Complexity Theory for Quantum Promise Problems

Abstract: We begin by establishing structural results for several fundamental quantum complexity classes: p/mBQP, p/mQ(C)MA, $\text{p/mQSZK}{\text{hv}}$, p/mQIP, p/mBQP/qpoly, p/mBQP/poly, and p/mPSPACE. This includes identifying complete problems, as well as proving containment and separation results among these classes. Here, p/mC denotes the corresponding quantum promise complexity class with pure (p) or mixed (m) quantum input states for any classical complexity class C. Surprisingly, our findings uncover relationships that diverge from their classical analogues -- specifically, we show unconditionally that p/mQIP$\neq$p/mPSPACE and p/mBQP/qpoly$\neq$p/mBQP/poly. This starkly contrasts the classical setting, where QIP$=$PSPACE and separations such as BQP/qpoly$\neq$BQP/poly are only known relative to oracles.
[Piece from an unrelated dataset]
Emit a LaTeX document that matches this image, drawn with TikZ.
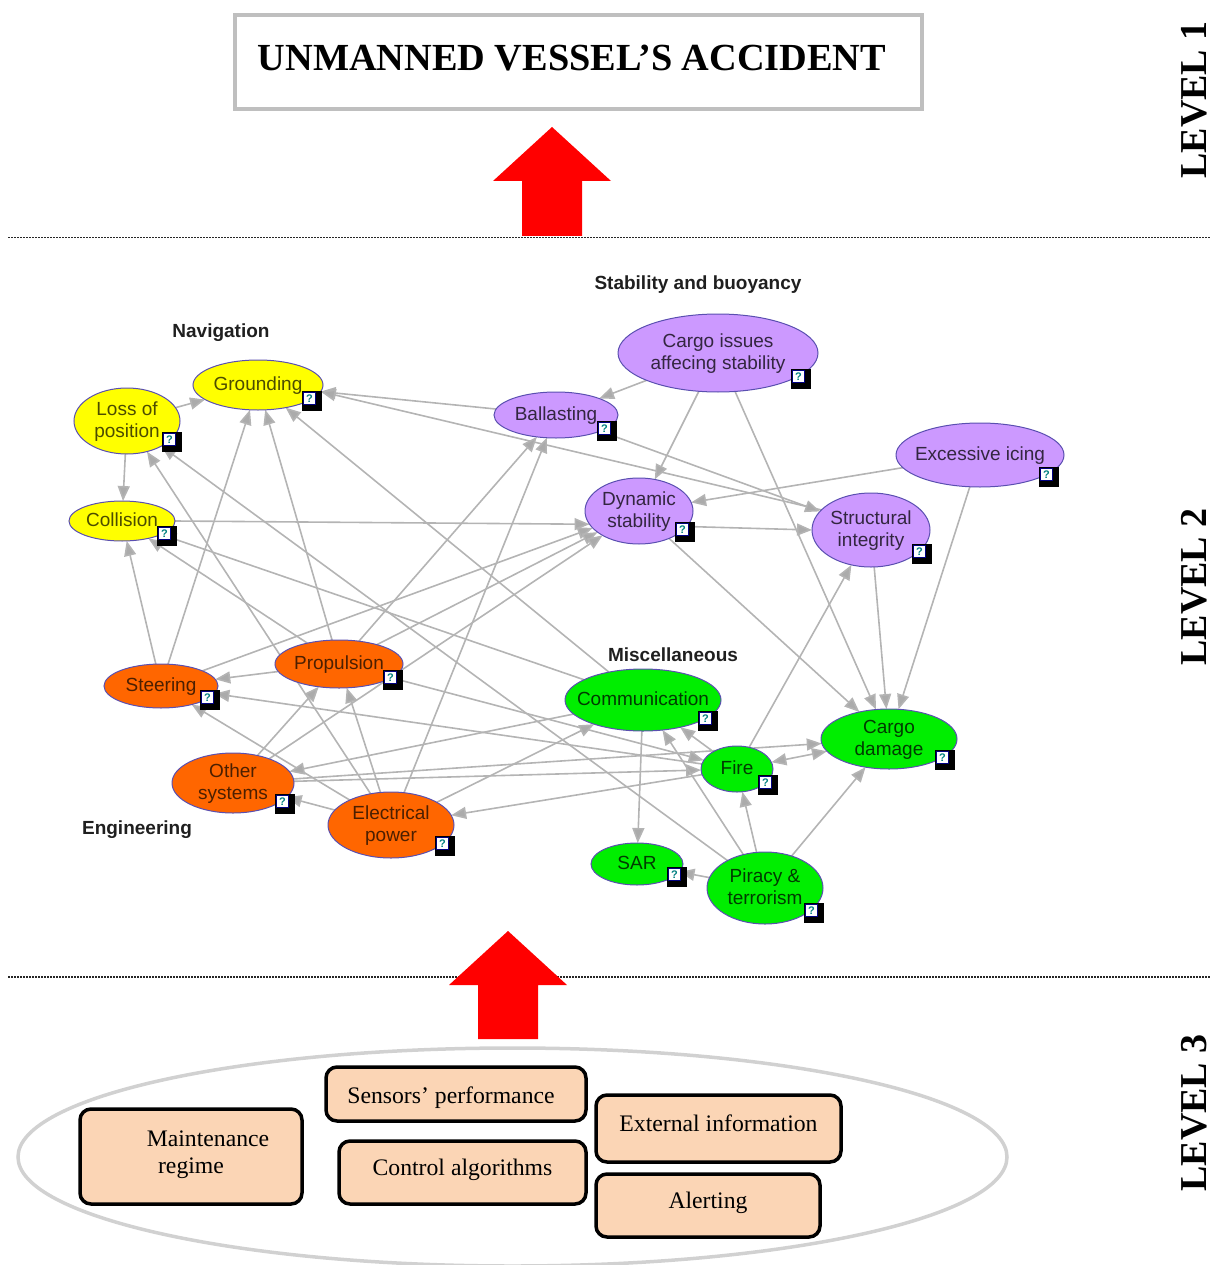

For applications, we address interesting questions in quantum cryptography, quantum property testing, and unitary synthesis using this new framework. In particular, we show the first unconditional secure auxiliary-input quantum commitment with statistical hiding, solving an open question in [Qia24,MNY24], and demonstrate the first pure quantum state property testing problem that only needs exponentially fewer samples and runtime in the interactive model than the single-party model, which is analogous to Chiesa and Gur [CG18] studying interactive mode for distribution testing. Also, our works offer new insights into Impagliazzo's five worlds view. Roughly, by substituting classical complexity classes in Pessiland, Heuristica, and Algorithmica with mBQP and mQCMA or $\text{mQSZK}\text{hv}$, we establish a natural connection between quantum cryptography and quantum promise complexity theory.